↓

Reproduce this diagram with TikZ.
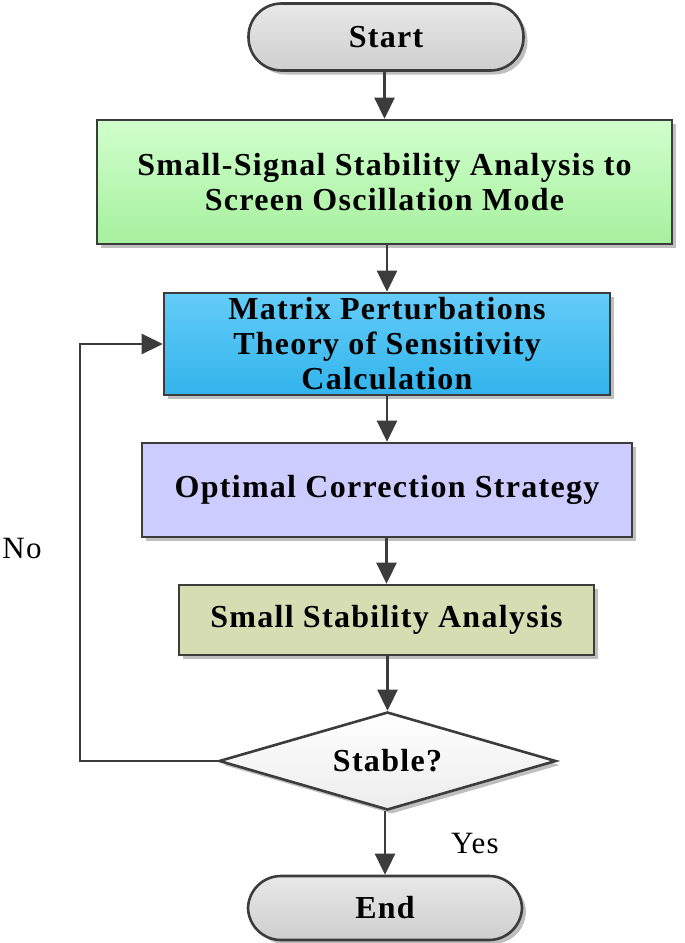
\documentclass[tikz,border=0pt]{standalone}
\usepackage{fontspec}
\setmainfont{Liberation Serif}
\newfontfamily\lsfont[LetterSpace=4]{Liberation Serif}
\usetikzlibrary{arrows.meta,shapes.geometric,shadows,calc}
\definecolor{linec}{HTML}{3C3C3C}
\begin{document}
\begin{tikzpicture}[x=1pt,y=-1pt,
  base/.style={draw=linec,line width=2.6pt,align=center,font=\lsfont\fontsize{32}{35}\selectfont\bfseries,inner sep=0pt},
  shad/.style={drop shadow={shadow xshift=4pt,shadow yshift=-4pt,opacity=0.25,fill=black}},
  pill/.style={base,rounded corners=33pt,top color=gray!18,bottom color=gray!38,shad},
  boxg/.style={base,top color={rgb,255:red,208;green,255;blue,204},bottom color={rgb,255:red,166;green,240;blue,158},shad},
  boxb/.style={base,top color={rgb,255:red,100;green,204;blue,248},bottom color={rgb,255:red,50;green,180;blue,236},shad},
  boxl/.style={base,fill={rgb,255:red,204;green,204;blue,255},shad},
  boxo/.style={base,fill={rgb,255:red,214;green,221;blue,178},shad},
  dia/.style={base,diamond,aspect=3.44,top color=white,bottom color=gray!15,shad},
  conn/.style={draw=linec,line width=2.6pt,-{Triangle[length=21pt,width=20pt]}},
  lbl/.style={font=\lsfont\fontsize{31}{34}\selectfont}
]
\useasboundingbox (0,0) rectangle (685,943);
\node[pill,minimum width=275pt,minimum height=67pt] (start) at (386,37) {Start};
\node[boxg,minimum width=575pt,minimum height=124pt] (b1) at (384.5,182) {Small-Signal Stability Analysis to\\Screen Oscillation Mode};
\node[boxb,minimum width=446pt,minimum height=102pt] (b2) at (387,344) {Matrix Perturbations\\Theory of Sensitivity\\Calculation};
\node[boxl,minimum width=490pt,minimum height=94pt] (b3) at (387,490) {Optimal Correction Strategy};
\node[boxo,minimum width=415pt,minimum height=70pt] (b4) at (386.5,620) {Small Stability Analysis};
\node[dia,minimum width=337pt,minimum height=98pt] (d) at (387.5,761) {Stable?};
\node[pill,minimum width=274pt,minimum height=64pt] (end) at (385,908) {End};
\coordinate (lc) at (80,761);
\draw[conn] (start.south -| b1.north) -- (b1.north);
\draw[conn] (b1.south -| b2.north) -- (b2.north);
\draw[conn] (b2.south -| b3.north) -- (b3.north);
\draw[conn] (b3.south -| b4.north) -- (b4.north);
\draw[conn] (b4.south -| d.north) -- (d.north);
\draw[conn] (d.south -| end.north) -- (end.north);
\draw[conn] (d.west) -- (lc) |- (b2.west);
\node[lbl] (no) at (22,548) {No};
\node[lbl] (yes) at (475,843) {Yes};
\end{tikzpicture}
\end{document}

↑

Return each line from the material above exactly, but not the pictures.

● Final answer
Reproduce this diagram with TikZ.
\documentclass[tikz,border=0pt]{standalone}
\usepackage{fontspec}
\setmainfont{Liberation Serif}
\newfontfamily\lsfont[LetterSpace=4]{Liberation Serif}
\usetikzlibrary{arrows.meta,shapes.geometric,shadows,calc}
\definecolor{linec}{HTML}{3C3C3C}
\begin{document}
\begin{tikzpicture}[x=1pt,y=-1pt,
  base/.style={draw=linec,line width=2.6pt,align=center,font=\lsfont\fontsize{32}{35}\selectfont\bfseries,inner sep=0pt},
  shad/.style={drop shadow={shadow xshift=4pt,shadow yshift=-4pt,opacity=0.25,fill=black}},
  pill/.style={base,rounded corners=33pt,top color=gray!18,bottom color=gray!38,shad},
  boxg/.style={base,top color={rgb,255:red,208;green,255;blue,204},bottom color={rgb,255:red,166;green,240;blue,158},shad},
  boxb/.style={base,top color={rgb,255:red,100;green,204;blue,248},bottom color={rgb,255:red,50;green,180;blue,236},shad},
  boxl/.style={base,fill={rgb,255:red,204;green,204;blue,255},shad},
  boxo/.style={base,fill={rgb,255:red,214;green,221;blue,178},shad},
  dia/.style={base,diamond,aspect=3.44,top color=white,bottom color=gray!15,shad},
  conn/.style={draw=linec,line width=2.6pt,-{Triangle[length=21pt,width=20pt]}},
  lbl/.style={font=\lsfont\fontsize{31}{34}\selectfont}
]
\useasboundingbox (0,0) rectangle (685,943);
\node[pill,minimum width=275pt,minimum height=67pt] (start) at (386,37) {Start};
\node[boxg,minimum width=575pt,minimum height=124pt] (b1) at (384.5,182) {Small-Signal Stability Analysis to\\Screen Oscillation Mode};
\node[boxb,minimum width=446pt,minimum height=102pt] (b2) at (387,344) {Matrix Perturbations\\Theory of Sensitivity\\Calculation};
\node[boxl,minimum width=490pt,minimum height=94pt] (b3) at (387,490) {Optimal Correction Strategy};
\node[boxo,minimum width=415pt,minimum height=70pt] (b4) at (386.5,620) {Small Stability Analysis};
\node[dia,minimum width=337pt,minimum height=98pt] (d) at (387.5,761) {Stable?};
\node[pill,minimum width=274pt,minimum height=64pt] (end) at (385,908) {End};
\coordinate (lc) at (80,761);
\draw[conn] (start.south -| b1.north) -- (b1.north);
\draw[conn] (b1.south -| b2.north) -- (b2.north);
\draw[conn] (b2.south -| b3.north) -- (b3.north);
\draw[conn] (b3.south -| b4.north) -- (b4.north);
\draw[conn] (b4.south -| d.north) -- (d.north);
\draw[conn] (d.south -| end.north) -- (end.north);
\draw[conn] (d.west) -- (lc) |- (b2.west);
\node[lbl] (no) at (22,548) {No};
\node[lbl] (yes) at (475,843) {Yes};
\end{tikzpicture}
\end{document}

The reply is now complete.